INSTRUCTION: Please transcribe the listing below in full and word for word, without its pictures.

DATA EXTRACT:
##########
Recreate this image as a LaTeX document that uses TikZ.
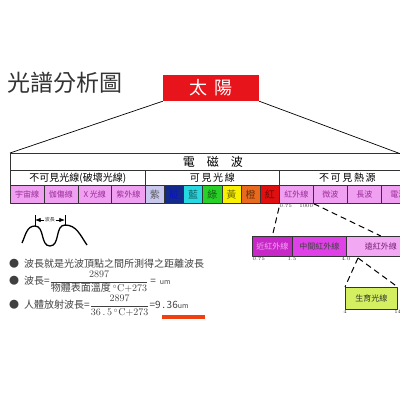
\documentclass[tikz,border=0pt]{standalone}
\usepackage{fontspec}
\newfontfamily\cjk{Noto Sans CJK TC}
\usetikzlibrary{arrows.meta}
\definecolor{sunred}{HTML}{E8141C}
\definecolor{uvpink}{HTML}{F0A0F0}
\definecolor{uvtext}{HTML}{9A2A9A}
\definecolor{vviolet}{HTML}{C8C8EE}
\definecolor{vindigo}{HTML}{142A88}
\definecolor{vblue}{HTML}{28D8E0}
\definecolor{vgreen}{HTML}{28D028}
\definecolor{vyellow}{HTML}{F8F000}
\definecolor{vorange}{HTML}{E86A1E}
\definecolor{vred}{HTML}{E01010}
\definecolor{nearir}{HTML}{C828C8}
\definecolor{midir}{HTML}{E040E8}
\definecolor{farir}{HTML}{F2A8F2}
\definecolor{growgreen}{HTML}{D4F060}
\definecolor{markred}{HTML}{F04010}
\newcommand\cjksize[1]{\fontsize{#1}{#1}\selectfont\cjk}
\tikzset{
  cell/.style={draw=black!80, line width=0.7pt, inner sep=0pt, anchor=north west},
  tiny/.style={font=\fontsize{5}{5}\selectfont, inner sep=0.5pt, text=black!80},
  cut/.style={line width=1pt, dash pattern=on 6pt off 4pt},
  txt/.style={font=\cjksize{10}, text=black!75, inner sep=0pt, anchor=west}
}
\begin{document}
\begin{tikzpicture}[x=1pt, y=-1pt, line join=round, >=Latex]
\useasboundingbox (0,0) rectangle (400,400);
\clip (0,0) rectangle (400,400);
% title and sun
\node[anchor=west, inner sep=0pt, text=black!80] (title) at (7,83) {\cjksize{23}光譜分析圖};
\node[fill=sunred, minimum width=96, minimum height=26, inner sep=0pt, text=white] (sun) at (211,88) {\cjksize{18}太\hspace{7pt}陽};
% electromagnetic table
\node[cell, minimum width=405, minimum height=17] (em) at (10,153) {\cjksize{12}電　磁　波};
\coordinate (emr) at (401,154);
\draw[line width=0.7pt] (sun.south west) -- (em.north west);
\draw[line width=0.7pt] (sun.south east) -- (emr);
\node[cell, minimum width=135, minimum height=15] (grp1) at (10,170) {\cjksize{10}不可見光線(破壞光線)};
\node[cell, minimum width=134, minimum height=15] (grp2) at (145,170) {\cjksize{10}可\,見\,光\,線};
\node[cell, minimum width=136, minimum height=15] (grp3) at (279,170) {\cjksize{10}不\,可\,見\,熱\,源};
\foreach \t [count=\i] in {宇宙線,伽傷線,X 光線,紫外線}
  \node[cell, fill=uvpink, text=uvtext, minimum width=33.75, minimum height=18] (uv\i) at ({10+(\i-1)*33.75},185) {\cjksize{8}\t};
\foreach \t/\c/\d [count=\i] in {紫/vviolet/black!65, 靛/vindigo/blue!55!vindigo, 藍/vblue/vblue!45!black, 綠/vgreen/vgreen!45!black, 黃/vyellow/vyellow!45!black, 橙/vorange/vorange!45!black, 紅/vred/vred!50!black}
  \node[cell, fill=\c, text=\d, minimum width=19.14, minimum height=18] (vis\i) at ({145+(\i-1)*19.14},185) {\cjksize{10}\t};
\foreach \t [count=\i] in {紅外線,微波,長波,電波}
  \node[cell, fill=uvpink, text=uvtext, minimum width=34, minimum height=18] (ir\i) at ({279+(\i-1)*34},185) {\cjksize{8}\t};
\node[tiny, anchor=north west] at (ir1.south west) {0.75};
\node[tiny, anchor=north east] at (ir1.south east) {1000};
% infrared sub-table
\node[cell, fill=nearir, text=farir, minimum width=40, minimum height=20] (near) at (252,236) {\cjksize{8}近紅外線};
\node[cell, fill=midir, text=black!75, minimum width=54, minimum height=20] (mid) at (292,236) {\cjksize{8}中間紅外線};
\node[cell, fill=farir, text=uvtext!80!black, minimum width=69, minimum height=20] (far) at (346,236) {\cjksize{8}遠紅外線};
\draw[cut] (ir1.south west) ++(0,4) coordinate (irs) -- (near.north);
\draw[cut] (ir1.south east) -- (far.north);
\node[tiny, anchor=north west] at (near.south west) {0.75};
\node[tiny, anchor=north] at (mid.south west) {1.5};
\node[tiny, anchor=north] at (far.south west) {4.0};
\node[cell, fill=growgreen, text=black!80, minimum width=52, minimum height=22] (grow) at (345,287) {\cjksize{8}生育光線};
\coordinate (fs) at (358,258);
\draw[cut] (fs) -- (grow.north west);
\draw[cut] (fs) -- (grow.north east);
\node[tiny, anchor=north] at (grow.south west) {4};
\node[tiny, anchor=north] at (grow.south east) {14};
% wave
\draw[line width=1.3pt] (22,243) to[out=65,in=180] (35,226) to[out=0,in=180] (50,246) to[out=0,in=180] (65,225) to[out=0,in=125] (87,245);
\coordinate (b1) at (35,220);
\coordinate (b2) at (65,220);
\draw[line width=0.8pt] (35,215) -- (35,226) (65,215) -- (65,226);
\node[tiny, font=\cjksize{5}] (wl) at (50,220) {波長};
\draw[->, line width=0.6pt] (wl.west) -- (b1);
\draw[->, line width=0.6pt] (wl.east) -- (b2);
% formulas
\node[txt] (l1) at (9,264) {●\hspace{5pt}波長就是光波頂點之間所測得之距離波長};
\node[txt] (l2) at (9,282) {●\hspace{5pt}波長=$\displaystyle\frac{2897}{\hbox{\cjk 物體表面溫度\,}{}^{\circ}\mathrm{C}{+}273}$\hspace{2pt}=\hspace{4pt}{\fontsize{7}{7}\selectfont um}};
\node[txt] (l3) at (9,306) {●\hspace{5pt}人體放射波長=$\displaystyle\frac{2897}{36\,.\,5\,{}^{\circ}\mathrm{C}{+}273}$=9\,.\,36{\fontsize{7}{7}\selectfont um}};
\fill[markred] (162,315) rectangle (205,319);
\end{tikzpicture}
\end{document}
##########
ANSWER FOR THIS EXERCISE:
Recreate this image as a LaTeX document that uses TikZ.
\documentclass[tikz,border=0pt]{standalone}
\usepackage{fontspec}
\newfontfamily\cjk{Noto Sans CJK TC}
\usetikzlibrary{arrows.meta}
\definecolor{sunred}{HTML}{E8141C}
\definecolor{uvpink}{HTML}{F0A0F0}
\definecolor{uvtext}{HTML}{9A2A9A}
\definecolor{vviolet}{HTML}{C8C8EE}
\definecolor{vindigo}{HTML}{142A88}
\definecolor{vblue}{HTML}{28D8E0}
\definecolor{vgreen}{HTML}{28D028}
\definecolor{vyellow}{HTML}{F8F000}
\definecolor{vorange}{HTML}{E86A1E}
\definecolor{vred}{HTML}{E01010}
\definecolor{nearir}{HTML}{C828C8}
\definecolor{midir}{HTML}{E040E8}
\definecolor{farir}{HTML}{F2A8F2}
\definecolor{growgreen}{HTML}{D4F060}
\definecolor{markred}{HTML}{F04010}
\newcommand\cjksize[1]{\fontsize{#1}{#1}\selectfont\cjk}
\tikzset{
  cell/.style={draw=black!80, line width=0.7pt, inner sep=0pt, anchor=north west},
  tiny/.style={font=\fontsize{5}{5}\selectfont, inner sep=0.5pt, text=black!80},
  cut/.style={line width=1pt, dash pattern=on 6pt off 4pt},
  txt/.style={font=\cjksize{10}, text=black!75, inner sep=0pt, anchor=west}
}
\begin{document}
\begin{tikzpicture}[x=1pt, y=-1pt, line join=round, >=Latex]
\useasboundingbox (0,0) rectangle (400,400);
\clip (0,0) rectangle (400,400);
% title and sun
\node[anchor=west, inner sep=0pt, text=black!80] (title) at (7,83) {\cjksize{23}光譜分析圖};
\node[fill=sunred, minimum width=96, minimum height=26, inner sep=0pt, text=white] (sun) at (211,88) {\cjksize{18}太\hspace{7pt}陽};
% electromagnetic table
\node[cell, minimum width=405, minimum height=17] (em) at (10,153) {\cjksize{12}電　磁　波};
\coordinate (emr) at (401,154);
\draw[line width=0.7pt] (sun.south west) -- (em.north west);
\draw[line width=0.7pt] (sun.south east) -- (emr);
\node[cell, minimum width=135, minimum height=15] (grp1) at (10,170) {\cjksize{10}不可見光線(破壞光線)};
\node[cell, minimum width=134, minimum height=15] (grp2) at (145,170) {\cjksize{10}可\,見\,光\,線};
\node[cell, minimum width=136, minimum height=15] (grp3) at (279,170) {\cjksize{10}不\,可\,見\,熱\,源};
\foreach \t [count=\i] in {宇宙線,伽傷線,X 光線,紫外線}
  \node[cell, fill=uvpink, text=uvtext, minimum width=33.75, minimum height=18] (uv\i) at ({10+(\i-1)*33.75},185) {\cjksize{8}\t};
\foreach \t/\c/\d [count=\i] in {紫/vviolet/black!65, 靛/vindigo/blue!55!vindigo, 藍/vblue/vblue!45!black, 綠/vgreen/vgreen!45!black, 黃/vyellow/vyellow!45!black, 橙/vorange/vorange!45!black, 紅/vred/vred!50!black}
  \node[cell, fill=\c, text=\d, minimum width=19.14, minimum height=18] (vis\i) at ({145+(\i-1)*19.14},185) {\cjksize{10}\t};
\foreach \t [count=\i] in {紅外線,微波,長波,電波}
  \node[cell, fill=uvpink, text=uvtext, minimum width=34, minimum height=18] (ir\i) at ({279+(\i-1)*34},185) {\cjksize{8}\t};
\node[tiny, anchor=north west] at (ir1.south west) {0.75};
\node[tiny, anchor=north east] at (ir1.south east) {1000};
% infrared sub-table
\node[cell, fill=nearir, text=farir, minimum width=40, minimum height=20] (near) at (252,236) {\cjksize{8}近紅外線};
\node[cell, fill=midir, text=black!75, minimum width=54, minimum height=20] (mid) at (292,236) {\cjksize{8}中間紅外線};
\node[cell, fill=farir, text=uvtext!80!black, minimum width=69, minimum height=20] (far) at (346,236) {\cjksize{8}遠紅外線};
\draw[cut] (ir1.south west) ++(0,4) coordinate (irs) -- (near.north);
\draw[cut] (ir1.south east) -- (far.north);
\node[tiny, anchor=north west] at (near.south west) {0.75};
\node[tiny, anchor=north] at (mid.south west) {1.5};
\node[tiny, anchor=north] at (far.south west) {4.0};
\node[cell, fill=growgreen, text=black!80, minimum width=52, minimum height=22] (grow) at (345,287) {\cjksize{8}生育光線};
\coordinate (fs) at (358,258);
\draw[cut] (fs) -- (grow.north west);
\draw[cut] (fs) -- (grow.north east);
\node[tiny, anchor=north] at (grow.south west) {4};
\node[tiny, anchor=north] at (grow.south east) {14};
% wave
\draw[line width=1.3pt] (22,243) to[out=65,in=180] (35,226) to[out=0,in=180] (50,246) to[out=0,in=180] (65,225) to[out=0,in=125] (87,245);
\coordinate (b1) at (35,220);
\coordinate (b2) at (65,220);
\draw[line width=0.8pt] (35,215) -- (35,226) (65,215) -- (65,226);
\node[tiny, font=\cjksize{5}] (wl) at (50,220) {波長};
\draw[->, line width=0.6pt] (wl.west) -- (b1);
\draw[->, line width=0.6pt] (wl.east) -- (b2);
% formulas
\node[txt] (l1) at (9,264) {●\hspace{5pt}波長就是光波頂點之間所測得之距離波長};
\node[txt] (l2) at (9,282) {●\hspace{5pt}波長=$\displaystyle\frac{2897}{\hbox{\cjk 物體表面溫度\,}{}^{\circ}\mathrm{C}{+}273}$\hspace{2pt}=\hspace{4pt}{\fontsize{7}{7}\selectfont um}};
\node[txt] (l3) at (9,306) {●\hspace{5pt}人體放射波長=$\displaystyle\frac{2897}{36\,.\,5\,{}^{\circ}\mathrm{C}{+}273}$=9\,.\,36{\fontsize{7}{7}\selectfont um}};
\fill[markred] (162,315) rectangle (205,319);
\end{tikzpicture}
\end{document}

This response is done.